— START OF Exercise data —
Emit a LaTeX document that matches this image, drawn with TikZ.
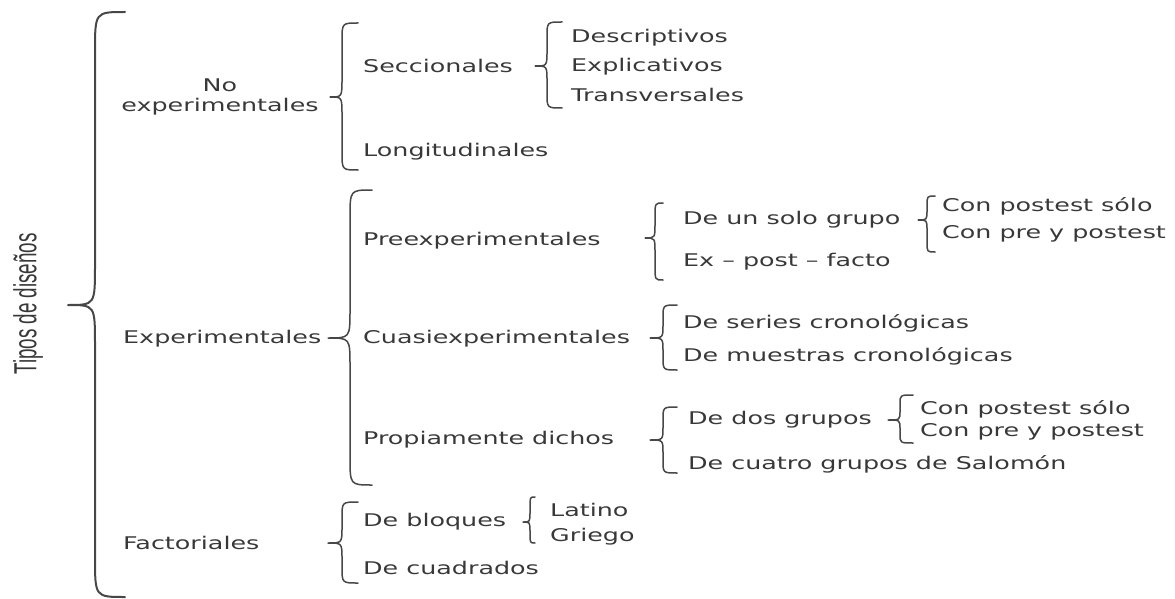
— END OF Exercise data —
— START OF Exercise data —
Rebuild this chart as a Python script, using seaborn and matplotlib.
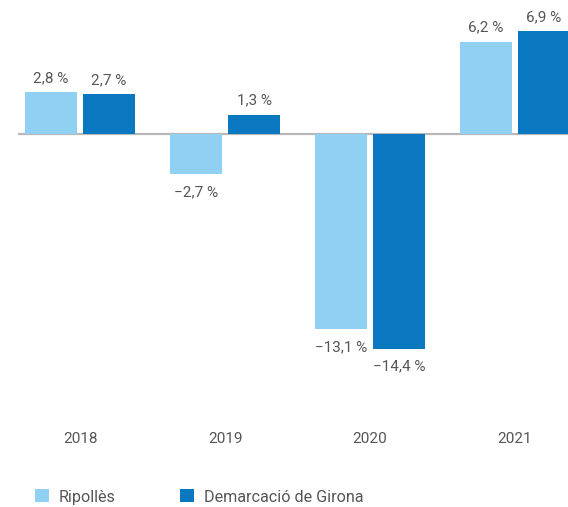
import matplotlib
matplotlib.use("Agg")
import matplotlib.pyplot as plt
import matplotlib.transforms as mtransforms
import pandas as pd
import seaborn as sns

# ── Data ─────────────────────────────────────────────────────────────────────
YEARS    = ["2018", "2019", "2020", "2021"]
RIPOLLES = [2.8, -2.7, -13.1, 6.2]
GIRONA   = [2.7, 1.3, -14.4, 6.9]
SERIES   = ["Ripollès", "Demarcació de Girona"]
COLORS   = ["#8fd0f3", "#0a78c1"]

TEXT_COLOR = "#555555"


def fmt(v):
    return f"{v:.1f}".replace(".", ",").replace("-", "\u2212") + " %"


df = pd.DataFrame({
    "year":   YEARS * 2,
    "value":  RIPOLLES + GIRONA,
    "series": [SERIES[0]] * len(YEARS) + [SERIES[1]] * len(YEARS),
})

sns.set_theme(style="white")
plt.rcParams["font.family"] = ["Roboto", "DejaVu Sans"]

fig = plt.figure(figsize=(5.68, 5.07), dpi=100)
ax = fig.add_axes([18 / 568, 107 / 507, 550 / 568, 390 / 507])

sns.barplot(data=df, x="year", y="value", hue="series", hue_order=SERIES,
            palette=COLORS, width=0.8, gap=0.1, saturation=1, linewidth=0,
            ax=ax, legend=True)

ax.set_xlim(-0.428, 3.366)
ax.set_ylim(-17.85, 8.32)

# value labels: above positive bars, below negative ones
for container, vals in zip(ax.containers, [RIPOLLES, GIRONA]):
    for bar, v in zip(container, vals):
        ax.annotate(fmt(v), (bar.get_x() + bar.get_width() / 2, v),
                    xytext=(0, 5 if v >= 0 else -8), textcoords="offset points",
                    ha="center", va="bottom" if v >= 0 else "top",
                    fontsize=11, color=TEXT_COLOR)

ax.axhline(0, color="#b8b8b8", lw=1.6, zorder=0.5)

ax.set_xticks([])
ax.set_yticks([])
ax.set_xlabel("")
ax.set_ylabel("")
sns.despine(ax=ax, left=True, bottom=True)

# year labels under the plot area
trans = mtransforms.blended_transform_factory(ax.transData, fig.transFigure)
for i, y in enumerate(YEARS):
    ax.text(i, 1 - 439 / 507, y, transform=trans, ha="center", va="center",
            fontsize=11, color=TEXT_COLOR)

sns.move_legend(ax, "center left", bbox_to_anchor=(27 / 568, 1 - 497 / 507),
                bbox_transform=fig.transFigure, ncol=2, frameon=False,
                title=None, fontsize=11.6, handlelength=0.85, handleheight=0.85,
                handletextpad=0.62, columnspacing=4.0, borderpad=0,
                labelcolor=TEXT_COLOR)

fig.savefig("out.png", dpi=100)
— END OF Exercise data —
— START OF Exercise data —
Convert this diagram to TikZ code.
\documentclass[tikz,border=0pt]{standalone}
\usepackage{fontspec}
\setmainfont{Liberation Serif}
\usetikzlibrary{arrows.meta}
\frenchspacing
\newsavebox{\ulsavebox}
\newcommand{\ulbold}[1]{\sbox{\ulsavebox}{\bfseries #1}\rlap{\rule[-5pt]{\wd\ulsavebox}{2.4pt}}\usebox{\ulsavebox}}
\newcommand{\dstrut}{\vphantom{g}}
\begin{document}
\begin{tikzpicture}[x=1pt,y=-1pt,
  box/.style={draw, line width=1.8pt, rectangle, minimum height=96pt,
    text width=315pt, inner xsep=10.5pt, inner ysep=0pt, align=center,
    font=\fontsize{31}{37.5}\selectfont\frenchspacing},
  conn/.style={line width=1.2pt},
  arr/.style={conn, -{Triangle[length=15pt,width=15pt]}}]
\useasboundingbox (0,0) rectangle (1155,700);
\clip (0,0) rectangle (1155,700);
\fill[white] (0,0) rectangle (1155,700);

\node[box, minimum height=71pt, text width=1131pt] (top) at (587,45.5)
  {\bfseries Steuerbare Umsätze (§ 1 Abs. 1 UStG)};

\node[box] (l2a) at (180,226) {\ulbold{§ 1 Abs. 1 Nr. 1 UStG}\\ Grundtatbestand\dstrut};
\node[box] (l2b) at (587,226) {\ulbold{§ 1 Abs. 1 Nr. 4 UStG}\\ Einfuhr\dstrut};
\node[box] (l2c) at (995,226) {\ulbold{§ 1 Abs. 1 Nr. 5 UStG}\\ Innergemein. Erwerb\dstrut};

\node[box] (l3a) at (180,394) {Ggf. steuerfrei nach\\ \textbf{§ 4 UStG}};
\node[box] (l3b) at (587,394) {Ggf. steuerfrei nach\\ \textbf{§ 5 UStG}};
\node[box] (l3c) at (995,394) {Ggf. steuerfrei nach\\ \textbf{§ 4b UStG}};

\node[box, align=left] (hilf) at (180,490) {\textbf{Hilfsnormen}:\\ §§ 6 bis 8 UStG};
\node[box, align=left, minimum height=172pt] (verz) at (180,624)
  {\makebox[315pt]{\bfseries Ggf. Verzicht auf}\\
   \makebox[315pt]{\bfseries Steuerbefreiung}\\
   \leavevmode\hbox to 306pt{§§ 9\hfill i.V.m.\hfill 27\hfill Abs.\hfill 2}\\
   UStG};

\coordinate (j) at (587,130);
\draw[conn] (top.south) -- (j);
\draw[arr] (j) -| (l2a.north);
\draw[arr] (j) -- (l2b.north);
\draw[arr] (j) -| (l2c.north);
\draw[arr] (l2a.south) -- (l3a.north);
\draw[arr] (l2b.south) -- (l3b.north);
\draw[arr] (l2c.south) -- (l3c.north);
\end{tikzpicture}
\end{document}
— END OF Exercise data —
■ **To be done**
Using the entries above, transcribe every line from the line containing "Rebuild this chart" through the line containing "ax.set_ylim(-17.85, 8.32)". Do not copy pictures.

■ **The output**
Rebuild this chart as a Python script, using seaborn and matplotlib.
import matplotlib
matplotlib.use("Agg")
import matplotlib.pyplot as plt
import matplotlib.transforms as mtransforms
import pandas as pd
import seaborn as sns

# ── Data ─────────────────────────────────────────────────────────────────────
YEARS    = ["2018", "2019", "2020", "2021"]
RIPOLLES = [2.8, -2.7, -13.1, 6.2]
GIRONA   = [2.7, 1.3, -14.4, 6.9]
SERIES   = ["Ripollès", "Demarcació de Girona"]
COLORS   = ["#8fd0f3", "#0a78c1"]

TEXT_COLOR = "#555555"


def fmt(v):
    return f"{v:.1f}".replace(".", ",").replace("-", "\u2212") + " %"


df = pd.DataFrame({
    "year":   YEARS * 2,
    "value":  RIPOLLES + GIRONA,
    "series": [SERIES[0]] * len(YEARS) + [SERIES[1]] * len(YEARS),
})

sns.set_theme(style="white")
plt.rcParams["font.family"] = ["Roboto", "DejaVu Sans"]

fig = plt.figure(figsize=(5.68, 5.07), dpi=100)
ax = fig.add_axes([18 / 568, 107 / 507, 550 / 568, 390 / 507])

sns.barplot(data=df, x="year", y="value", hue="series", hue_order=SERIES,
            palette=COLORS, width=0.8, gap=0.1, saturation=1, linewidth=0,
            ax=ax, legend=True)

ax.set_xlim(-0.428, 3.366)
ax.set_ylim(-17.85, 8.32)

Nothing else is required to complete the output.